Resolving subcellular plant metabolism

Plant cells are characterized by a high degree of compartmentalization and a diverse proteome and metabolome. Only a very limited number of studies has addressed combined subcellular proteomics and metabolomics which strongly limits biochemical and physiological interpretation of large‐scale ’omics data. Our study presents a methodological combination of nonaqueous fractionation, shotgun proteomics, enzyme activities and metabolomics to reveal subcellular diurnal dynamics of plant metabolism. Subcellular marker protein sets were identified and enzymatically validated to resolve metabolism in a four‐compartment model comprising chloroplasts, cytosol, vacuole and mitochondria. These marker sets are now available for future studies that aim to monitor subcellular metabolome and proteome dynamics. Comparing subcellular dynamics in wild type plants and HXK1‐deficient gin2‐1 mutants revealed a strong impact of HXK1 activity on metabolome dynamics in multiple compartments.
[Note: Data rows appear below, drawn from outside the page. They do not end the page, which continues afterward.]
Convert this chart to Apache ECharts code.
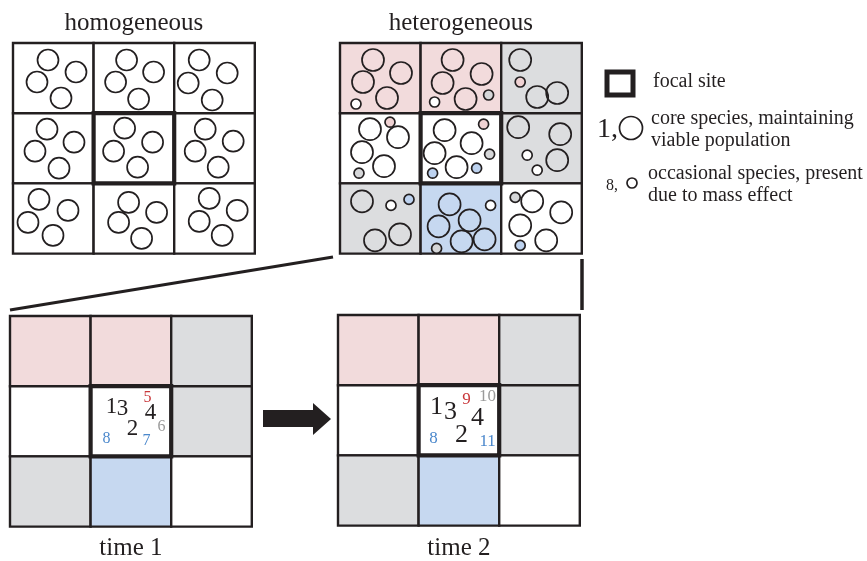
<!DOCTYPE html>
<html><head><meta charset="utf-8">
<script src="https://cdn.jsdelivr.net/npm/echarts@6/dist/echarts.min.js"></script>
<style>html,body{margin:0;padding:0;background:#fff}#c{width:867px;height:561px}</style>
</head><body><div id="c"></div>
<script>
// ================= DATA =================
const panelTitles = ['homogeneous', 'heterogeneous', 'time 1', 'time 2'];
// cell habitat types, row-major 3x3
const homoCellTypes = ['white','white','white','white','white','white','white','white','white'];
const heteroCellTypes = ['pink','pink','gray','white','white','gray','gray','blue','white'];
// homogeneous landscape: [cell, dx, dy] of core species
const homoCircles = [
  [0,35,17],[0,63,29],[0,24,39],[0,48,55],
  [1,33,17],[1,60,29],[1,22,39],[1,45,56],
  [2,25,17],[2,53,30],[2,14,40],[2,38,57],
  [3,34,16],[3,61,29],[3,22,38],[3,46,55],
  [4,31,15],[4,59,29],[4,20,38],[4,44,54],
  [5,31,16],[5,59,28],[5,21,38],[5,44,54],
  [6,26,16],[6,55,27],[6,15,39],[6,40,52],
  [7,35,19],[7,63,29],[7,25,39],[7,48,55],
  [8,35,15],[8,63,27],[8,25,38],[8,48,52]
];
// heterogeneous landscape: [cell, dx, dy, kind, colour-type]
const heteroCircles = [
  [0,33,17,'core','none'],[0,61,30,'core','none'],[0,23,39,'core','none'],[0,47,55,'core','none'],[0,16,61,'occ','white'],
  [1,32,17,'core','none'],[1,61,31,'core','none'],[1,22,40,'core','none'],[1,45,56,'core','none'],[1,14,59,'occ','white'],[1,68,52,'occ','gray'],
  [2,19,17,'core','none'],[2,36,54,'core','none'],[2,56,50,'core','none'],[2,19,39,'occ','pink'],
  [3,30,16,'core','none'],[3,58,24,'core','none'],[3,22,39,'core','none'],[3,44,53,'core','none'],[3,50,9,'occ','pink'],[3,19,60,'occ','gray'],
  [4,24,17,'core','none'],[4,51,30,'core','none'],[4,14,40,'core','none'],[4,36,54,'core','none'],[4,63,11,'occ','pink'],[4,69,41,'occ','gray'],[4,12,60,'occ','blue'],[4,56,55,'occ','blue'],
  [5,17,14,'core','none'],[5,59,21,'core','none'],[5,56,47,'core','none'],[5,26,42,'occ','white'],[5,36,57,'occ','white'],
  [6,22,18,'core','none'],[6,35,57,'core','none'],[6,60,51,'core','none'],[6,51,22,'occ','white'],[6,69,16,'occ','blue'],
  [7,29,21,'core','none'],[7,49,37,'core','none'],[7,18,43,'core','none'],[7,41,58,'core','none'],[7,64,56,'core','none'],[7,70,22,'occ','white'],[7,16,65,'occ','gray'],
  [8,31,18,'core','none'],[8,60,29,'core','none'],[8,19,42,'core','none'],[8,45,57,'core','none'],[8,14,14,'occ','gray'],[8,19,62,'occ','blue']
];
// species labels in focal site: [label, dx, dy, kind, colour-type]
const time1Species = [
  ['1',21,21,'core','black'],['3',32,23,'core','black'],['5',57,12,'occ','red'],['4',60,27,'core','black'],
  ['6',71,41,'occ','gray'],['2',42,43,'core','black'],['8',16,53,'occ','blue'],['7',56,55,'occ','blue']
];
const time2Species = [
  ['1',18,22,'core','black'],['3',32,27,'core','black'],['9',48,14,'occ','red'],['10',69,11,'occ','gray'],
  ['4',59,33,'core','black'],['2',43,50,'core','black'],['8',15,53,'occ','blue'],['11',69,56,'occ','blue']
];
const legendTexts = ['focal site', 'core species, maintaining', 'viable population', 'occasional species, present', 'due to mass effect'];
const legendMarks = ['1,', '8,'];

// ================= LAYOUT & STYLE =================
const L = {
  cw: 80.6, ch: 70.2,
  panels: [{x:13,y:43},{x:340,y:43},{x:10,y:316},{x:338,y:315}],
  titleY: [23, 23, 548, 548],
  speciesFont: {2:{core:23, occ:16}, 3:{core:26, occ:17}},
  connectors: [[[10,310],[333,257],3],[[582,259],[582,310],3.5]],
  arrow: [[263,410],[313,410],[313,403],[331,419],[313,435],[313,427],[263,427]],
  legendBox: [607,72,26,23],
  legendCircles: [[631,128,'core'],[632,183,'occ']],
  legendTextPos: [[653,82],[651,119],[651,141],[648,174],[648,196]],
  legendMarkPos: [[597,130,28],[606,186,16]]
};
const INK = '#231f20';
const CELL_FILL = {white:'#ffffff', pink:'#f2dbdc', gray:'#dcdddf', blue:'#c6d8f0'};
const OCC_FILL = {none:'rgba(0,0,0,0)', white:'#ffffff', pink:'#f0d2d3', gray:'#d5d6d8', blue:'#bdd2ef'};
const DIGIT_COL = {black:INK, red:'#c9373a', gray:'#9a9a9a', blue:'#4b88cc'};
const SERIF = '"Liberation Serif","Times New Roman",serif';

// ================= BUILD =================
const panelTypes = [homoCellTypes, heteroCellTypes, heteroCellTypes, heteroCellTypes];
const cellData = [];
panelTypes.forEach((types, p) => types.forEach((t, i) => cellData.push({value:[p, i % 3, Math.floor(i / 3)], t})));

function cellOrigin(p, cell) {
  const P = L.panels[p];
  return [P.x + (cell % 3) * L.cw, P.y + Math.floor(cell / 3) * L.ch];
}
const circleData = [];
homoCircles.forEach(([cell, dx, dy]) => {
  const o = cellOrigin(0, cell);
  circleData.push({value:[o[0] + dx, o[1] + dy], symbolSize: 21, itemStyle:{color: OCC_FILL.none}});
});
heteroCircles.forEach(([cell, dx, dy, kind, col]) => {
  const o = cellOrigin(1, cell);
  circleData.push({value:[o[0] + dx, o[1] + dy], symbolSize: kind === 'core' ? 22 : 10, itemStyle:{color: OCC_FILL[col]}});
});
L.legendCircles.forEach(([x, y, kind]) => circleData.push({value:[x, y], symbolSize: kind === 'core' ? 23 : 10, itemStyle:{color:'#fff'}}));

const labelData = [];
[[time1Species, 2], [time2Species, 3]].forEach(([arr, p]) => arr.forEach(([lab, dx, dy, kind, col]) => {
  const o = cellOrigin(p, 4);
  labelData.push({value:[o[0] + dx, o[1] + dy], text: lab, size: L.speciesFont[p][kind], color: DIGIT_COL[col], align:'center'});
}));
panelTitles.forEach((t, p) => labelData.push({value:[L.panels[p].x + 1.5 * L.cw, L.titleY[p]], text: t, size: 25, color: INK, align:'center'}));
legendTexts.forEach((t, i) => labelData.push({value: L.legendTextPos[i], text: t, size: 20, color: INK, align:'left'}));
legendMarks.forEach((t, i) => labelData.push({value: [L.legendMarkPos[i][0], L.legendMarkPos[i][1]], text: t, size: L.legendMarkPos[i][2], color: INK, align:'left'}));

const chart = echarts.init(document.getElementById('c'), null, {renderer:'canvas'});
chart.setOption({
  animation: false,
  backgroundColor: '#ffffff',
  grid: {left:0, right:0, top:0, bottom:0},
  xAxis: {type:'value', min:0, max:867, show:false},
  yAxis: {type:'value', min:0, max:561, inverse:true, show:false},
  series: [
    { // cells
      type:'custom', z:1, silent:true,
      data: cellData.map(d => d.value),
      renderItem: (params, api) => {
        const d = cellData[params.dataIndex];
        const P = L.panels[api.value(0)], c = api.value(1), r = api.value(2);
        const a = api.coord([P.x + c * L.cw, P.y + r * L.ch]);
        const b = api.coord([P.x + (c + 1) * L.cw, P.y + (r + 1) * L.ch]);
        return {type:'rect', shape:{x:a[0], y:a[1], width:b[0]-a[0], height:b[1]-a[1]},
          style:{fill: CELL_FILL[d.t], stroke: INK, lineWidth: 2.4}};
      }
    },
    { // focal borders + legend box
      type:'custom', z:5, silent:true,
      data: [[0],[1],[2],[3],[4]],
      renderItem: (params, api) => {
        const p = api.value(0);
        let x0, y0, x1, y1;
        if (p < 4) {
          const o = cellOrigin(p, 4);
          x0 = o[0]; y0 = o[1]; x1 = o[0] + L.cw; y1 = o[1] + L.ch;
        } else {
          const [x, y, w, h] = L.legendBox;
          x0 = x; y0 = y; x1 = x + w; y1 = y + h;
        }
        const a = api.coord([x0, y0]), b = api.coord([x1, y1]);
        return {type:'rect', shape:{x:a[0], y:a[1], width:b[0]-a[0], height:b[1]-a[1]},
          style:{fill:'none', stroke: INK, lineWidth: p < 4 ? 4.2 : 5}};
      }
    },
    { // circles
      type:'scatter', z:3, silent:true, symbol:'circle',
      itemStyle:{borderColor: INK, borderWidth: 1.7, opacity:1},
      data: circleData
    },
    { // connector lines
      type:'custom', z:4, silent:true,
      data: L.connectors.map((c, i) => [i]),
      renderItem: (params, api) => {
        const [p0, p1, w] = L.connectors[params.dataIndex];
        const a = api.coord(p0), b = api.coord(p1);
        return {type:'line', shape:{x1:a[0], y1:a[1], x2:b[0], y2:b[1]}, style:{stroke: INK, lineWidth: w}};
      }
    },
    { // arrow
      type:'custom', z:4, silent:true,
      data: [[0]],
      renderItem: (params, api) => ({type:'polygon', shape:{points: L.arrow.map(pt => api.coord(pt))}, style:{fill: INK}})
    },
    { // text
      type:'custom', z:6, silent:true,
      data: labelData.map(d => d.value),
      renderItem: (params, api) => {
        const d = labelData[params.dataIndex];
        const pt = api.coord([api.value(0), api.value(1)]);
        return {type:'text', x: pt[0], y: pt[1],
          style:{text: d.text, fill: d.color, font: d.size + 'px ' + SERIF, align: d.align, verticalAlign:'middle'}};
      }
    }
  ]
});
</script></body></html>
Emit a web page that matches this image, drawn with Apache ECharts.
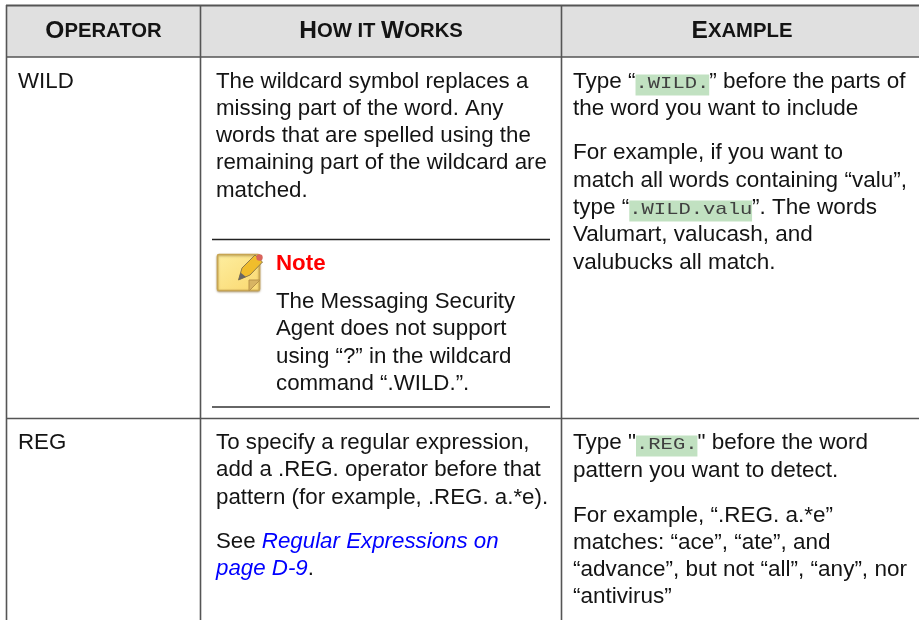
<!DOCTYPE html>
<html><head><meta charset="utf-8">
<style>html,body{margin:0;padding:0;background:#fff}#c{width:919px;height:620px}</style>
<script src="https://cdn.jsdelivr.net/npm/echarts@6/dist/echarts.min.js"></script>
</head><body><div id="c"></div>
<script>
const headers = ["Operator", "How it Works", "Example"];
const operators = ["WILD", "REG"];
const wildHow = ["The wildcard symbol replaces a", "missing part of the word. Any", "words that are spelled using the", "remaining part of the wildcard are", "matched."];
const noteTitle = "Note";
const noteBody = ["The Messaging Security", "Agent does not support", "using “?” in the wildcard", "command “.WILD.”."];
const wildExample = ["Type “{code|.WILD.}” before the parts of", "the word you want to include", "For example, if you want to", "match all words containing “valu”,", "type “{code|.WILD.valu}”. The words", "Valumart, valucash, and", "valubucks all match."];
const regHow = ["To specify a regular expression,", "add a .REG. operator before that", "pattern (for example, .REG. a.*e).", "See {link|Regular Expressions on}", "{link|page D-9}."];
const regExample = ["Type \"{code|.REG.}\" before the word", "pattern you want to detect.", "For example, “.REG. a.*e”", "matches: “ace”, “ate”, and", "“advance”, but not “all”, “any”, nor", "“antivirus”"];

const FONT = '"Liberation Sans", Arial, sans-serif';
const MONO = '"Liberation Mono", monospace';
const INK = '#141414', RULE = '#555';
const BODY = 22.3, BODY_EX = 22.5;
const CODE = 16.6, CODE_SX = 1.235;
const rich = {
  link: {fontFamily:FONT, fontSize:BODY, fontStyle:'italic', fill:'#0000ff'},
  big: {fontFamily:FONT, fontSize:24.5, fontWeight:'bold', fill:INK},
  small: {fontFamily:FONT, fontSize:20.3, fontWeight:'bold', fill:INK}
};
const els = [];
const ctx = document.createElement('canvas').getContext('2d');
function width(s,size){ ctx.font = size+'px "Liberation Sans"'; return ctx.measureText(s).width; }
function plain(x,y,text,extra){
  els.push({type:'text',x,y,silent:true,z:5,style:Object.assign({text,fill:INK,fontFamily:FONT,fontSize:BODY,verticalAlign:'middle',align:'left',rich},extra||{})});
}
function line(x,y,text,extra){
  const size=(extra&&extra.fontSize)||BODY;
  const parts = text.split(/\{code\|([^}]*)\}/);
  if(parts.length===1){ plain(x,y,text,extra); return; }
  let cx=x;
  parts.forEach((p,i)=>{
    if(i%2===0){ if(p){ plain(cx,y,p,extra); cx+=width(p,size);} }
    else{
      const w=p.length*12.28;
      els.push({type:'rect',silent:true,z:1,shape:{x:cx,y:y-7.5,width:w,height:21},style:{fill:'#c1e1c1'}});
      els.push({type:'text',silent:true,z:5,x:cx,y:y+2,scaleX:CODE_SX,style:{text:p,fill:'#404040',fontFamily:MONO,fontSize:CODE,verticalAlign:'middle',align:'left'}});
      cx+=w;
    }
  });
}
function seg(x1,y1,x2,y2,w,c){ els.push({type:'line',silent:true,shape:{x1,y1,x2,y2},style:{stroke:c||RULE,lineWidth:w}}); }
// header band
els.push({type:'rect',silent:true,shape:{x:6,y:6,width:913,height:51},style:{fill:'#e0e0e0'}});
const colX=[6.5,200.5,561.5], headC=[103.5,381,742];
const caps = h => h.split(/(\S+)/).map(w=>{
  if(!w) return '';
  if(w===' ') return '{small| }';
  const first = w[0]===w[0].toUpperCase();
  return first ? '{big|'+w[0]+'}'+(w.length>1?'{small|'+w.slice(1).toUpperCase()+'}':'') : '{small|'+w.toUpperCase()+'}';
}).join('');
headers.forEach((h,i)=>{
  els.push({type:'text',x:headC[i],y:31.5,silent:true,z:5,style:{text:caps(h),rich,align:'center',verticalAlign:'middle',fill:INK}});
});
// grid rules
seg(6,5.5,919,5.5,2);
seg(6,57,919,57,1.6);
seg(6,418.5,919,418.5,1.6);
colX.forEach(x=>seg(x,5,x,620,1.6));
// WILD row
line(18,82,operators[0]);
const wy=[82,109,136,163,191];
wildHow.forEach((t,i)=>line(216,wy[i],t));
seg(212,239.5,550,239.5,1.4,'#222');
seg(212,407,550,407,1.4,'#333');
line(276,264,noteTitle,{fill:'#ff0000',fontWeight:'bold',fontSize:BODY});
const ny=[302,329,357,384];
noteBody.forEach((t,i)=>line(276,ny[i],t));
const wex=[82,109,153,181,208,235,263];
wildExample.forEach((t,i)=>line(573,wex[i],t,{fontSize:BODY_EX}));
// REG row
line(18,443,operators[1]);
const ry=[443,470,498,542,569];
regHow.forEach((t,i)=>line(216,ry[i],t));
const rex=[443,471,516,543,570,597];
regExample.forEach((t,i)=>line(573,rex[i],t,{fontSize:BODY_EX}));
// note icon
els.push({type:'rect',silent:true,shape:{x:217.5,y:254.5,width:42,height:36,r:1.5},style:{fill:{type:'linear',x:0,y:0,x2:0.6,y2:1,colorStops:[{offset:0,color:'#fdeea0'},{offset:1,color:'#fbdc78'}]},stroke:'#c8a552',lineWidth:1.6,shadowBlur:2,shadowColor:'rgba(120,90,30,.5)',shadowOffsetY:1}});
els.push({type:'polygon',silent:true,shape:{points:[[249,291],[260,280],[249,280]]},style:{fill:'#d8b463',stroke:'#b8924a',lineWidth:1}});
els.push({type:'polygon',silent:true,shape:{points:[[238.5,280],[242,268],[255,255],[262.5,262],[250,275]]},style:{fill:'#f0bd2c',stroke:'#8d7a4a',lineWidth:1}});
els.push({type:'polygon',silent:true,shape:{points:[[238.5,280],[240.5,272.5],[246,277]]},style:{fill:'#666'}});
els.push({type:'circle',silent:true,shape:{cx:259.5,cy:257.5,r:3.2},style:{fill:'#d9645c'}});

const chart=echarts.init(document.getElementById('c'),null,{renderer:'canvas'});
chart.setOption({animation:false,backgroundColor:'#fff',graphic:{elements:els}});
</script></body></html>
Glucose accumulation in the cytosol of gin2‐1 was accompanied by diminished vacuolar glucose levels. Subcellular dynamics of pyruvate, succinate and fumarate amounts were significantly affected in gin2‐1 and coincided with differential mitochondrial proteome dynamics. Lowered mitochondrial glycine and serine amounts in gin2‐1 together with reduced abundance of photorespiratory proteins indicated an effect of the gin2‐1 mutation on photorespiratory capacity. Our findings highlight the necessity to resolve plant metabolism to a subcellular level to provide a causal relationship between metabolites, proteins and metabolic pathway regulation.